A growing wave of military lawyers is landing inside the U.S. Attorney's Office in Minneapolis, where they are helping prosecute civilian cases in federal court. Legal experts say the move chips away at a long-standing boundary between military and civilian justice that was supposed to stay bright and clear.
Local reporters were the first to spot the shift. As reported by FOX 9, military judge advocates are now working as special assistant U.S. attorneys in Minnesota federal courtrooms, handling ordinary civilian prosecutions. The station's video coverage shows officials and lawyers reacting to the new faces in the courtroom and what their presence might mean.
Federal Filing Challenges the Practice
Not everyone is quietly accepting the change. On March 10, 11 former military lawyers filed an amicus brief in Minnesota federal court asking a judge to remove a military attorney from the case U.S. v. Johnson, arguing that the detail violates the Posse Comitatus Act and service regulations that restrict JAG work to matters with a clear military connection. The filing walks through the history of the Judge Advocate General's Corps and contends that the current details go far beyond past exceptions, according to Protect Democracy.
Precedent in Memphis and Washington
Minneapolis is not alone. The Justice Department has publicly touted similar arrangements elsewhere. In January, a federal press release announced that 20 military lawyers were being sent to the Western District of Tennessee to serve as special assistant U.S. attorneys in Memphis, backing up a "Memphis Safe Task Force." Officials there described the move as a temporary personnel-sharing measure to push through a surge of cases, according to the U.S. Attorney's Office in the Western District of Tennessee.
Experts Say the Scale Is New
Policy analysts report that the Pentagon and the Justice Department have sought dozens of JAG officers for details in Minneapolis, Washington, D.C., and Memphis, and legal scholars say the size and nonmilitary focus of these assignments are unlike anything they have seen before. Georgetown law professor Steve Vladeck told Defense One that the move "raises serious concerns" about pulling military lawyers away from their core duties, while retired JAG officers warn that turning them into frontline federal prosecutors could drag the corps into partisan fights.
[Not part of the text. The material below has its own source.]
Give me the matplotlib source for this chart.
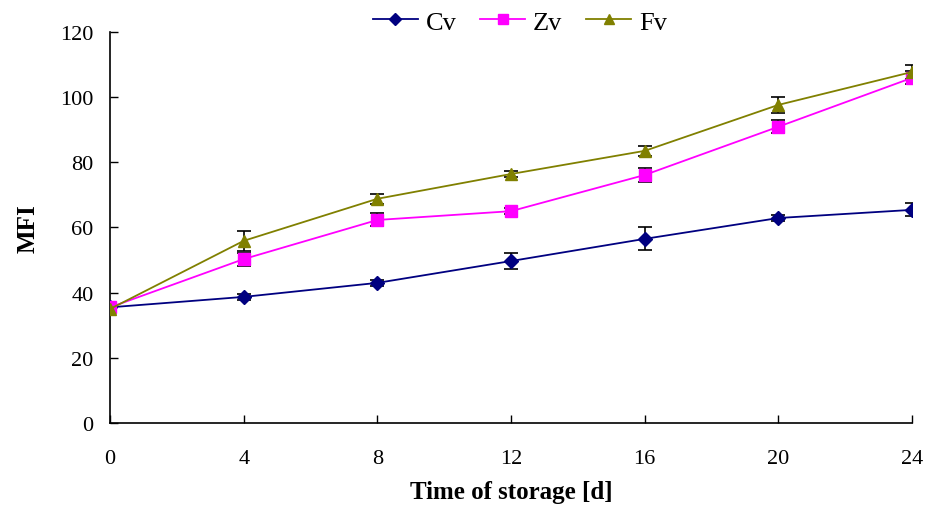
import matplotlib.pyplot as plt

# storage time (days)
days = [0, 4, 8, 12, 16, 20, 24]

# MFI values
cv = [35.5, 38.7, 43.0, 49.7, 56.5, 62.9, 65.4]
zv = [35.5, 50.3, 62.3, 65.0, 76.1, 90.9, 105.9]
fv = [35.0, 55.9, 68.8, 76.4, 83.5, 97.6, 107.7]

# error bars
cv_err = [1.0, 1.0, 1.0, 2.5, 3.5, 1.0, 2.0]
zv_err = [1.0, 2.0, 2.0, 1.0, 2.0, 2.0, 2.0]
fv_err = [1.0, 3.0, 1.5, 1.0, 1.5, 2.5, 2.0]

plt.rcParams['font.family'] = ['Liberation Serif', 'DejaVu Serif']

fig = plt.figure(figsize=(9.25, 5.06), dpi=100)
ax = fig.add_axes([0.119, 0.162, 0.867, 0.773])

series = [
    (cv, cv_err, 'Cv', '#000080', 'D', 7),
    (zv, zv_err, 'Zv', '#FF00FF', 's', 8),
    (fv, fv_err, 'Fv', '#808000', '^', 9),
]
for vals, err, name, col, mk, ms in series:
    ax.errorbar(days, vals, yerr=err, fmt='none', ecolor='black',
                elinewidth=1.2, capsize=5, capthick=1.2, zorder=2)
    ax.plot(days, vals, color=col, marker=mk, markersize=ms, linewidth=1.3,
            label=name, zorder=3)

ax.set_xlim(0, 24)
ax.set_ylim(0, 120)
ax.set_xticks(days)
ax.set_yticks(range(0, 121, 20))
ax.tick_params(direction='in', length=6, width=1, labelsize=16)
ax.tick_params(axis='y', pad=12)
ax.tick_params(axis='x', pad=19)
for s in ['top', 'right']:
    ax.spines[s].set_visible(False)
for s in ['left', 'bottom']:
    ax.spines[s].set_linewidth(1.2)

ax.set_xlabel('Time of storage [d]', fontsize=18, fontweight='bold', labelpad=8)
ax.set_ylabel('MFI', fontsize=18, fontweight='bold', labelpad=15)

fig.legend(loc='center', bbox_to_anchor=(0.562, 0.955), ncol=3, frameon=False,
           fontsize=19, handlelength=1.7, columnspacing=0.9, handletextpad=0.3,
           markerscale=0.85)

fig.savefig('out.png', dpi=100)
Why Minnesotans Are Watching
All of this is landing in Minneapolis at a tense moment. The JAG details are arriving in the middle of a broader federal enforcement surge in the Twin Cities that has already frayed trust between local leaders and federal agencies. That includes an ICE sweep dubbed "Operation Metro Surge," two disputed federal shootings, and the resignation of multiple prosecutors from the U.S. Attorney's Office. A detailed timeline of that escalation and its fallout helps explain why the JAG deployments are getting extra scrutiny in Minnesota, according to CBS News.
Legal Stakes and Statutes
At the center of the brewing fight is the Posse Comitatus Act, a post-Civil War law that generally bars federal military personnel from engaging in domestic law enforcement, along with service rules that spell out when JAG officers can be lent out. Those limits were designed to keep a clean separation between the armed forces and civilian policing, and the Minnesota amicus brief argues that the new prosecutorial details cut against that structure, according to Brennan Center analysis.
What Officials Say and What Comes Next
The Justice Department, for its part, is defending the experiment. A department spokesperson told Defense One that DOJ is "laser-focused on protecting the American people from violent crime" and described the JAG details as short-term backup while certain offices wrestle with heavy caseloads.
The amicus brief in U.S. v. Johnson and related filings are now part of the record in the District of Minnesota, and the judge could be asked to decide whether a uniformed military lawyer can stay on as a federal prosecutor in that case. Whatever the ruling, it is likely to influence whether these details remain a limited, ad hoc tool or start spreading around the country.
How Minnesotans and federal courts respond will help determine whether Judge Advocates remain an emergency staffing patch or become a more permanent feature of the federal prosecution toolbox, and whether new rules will be needed to protect the traditional civilian-military line that has kept soldiers and prosecutors in separate lanes.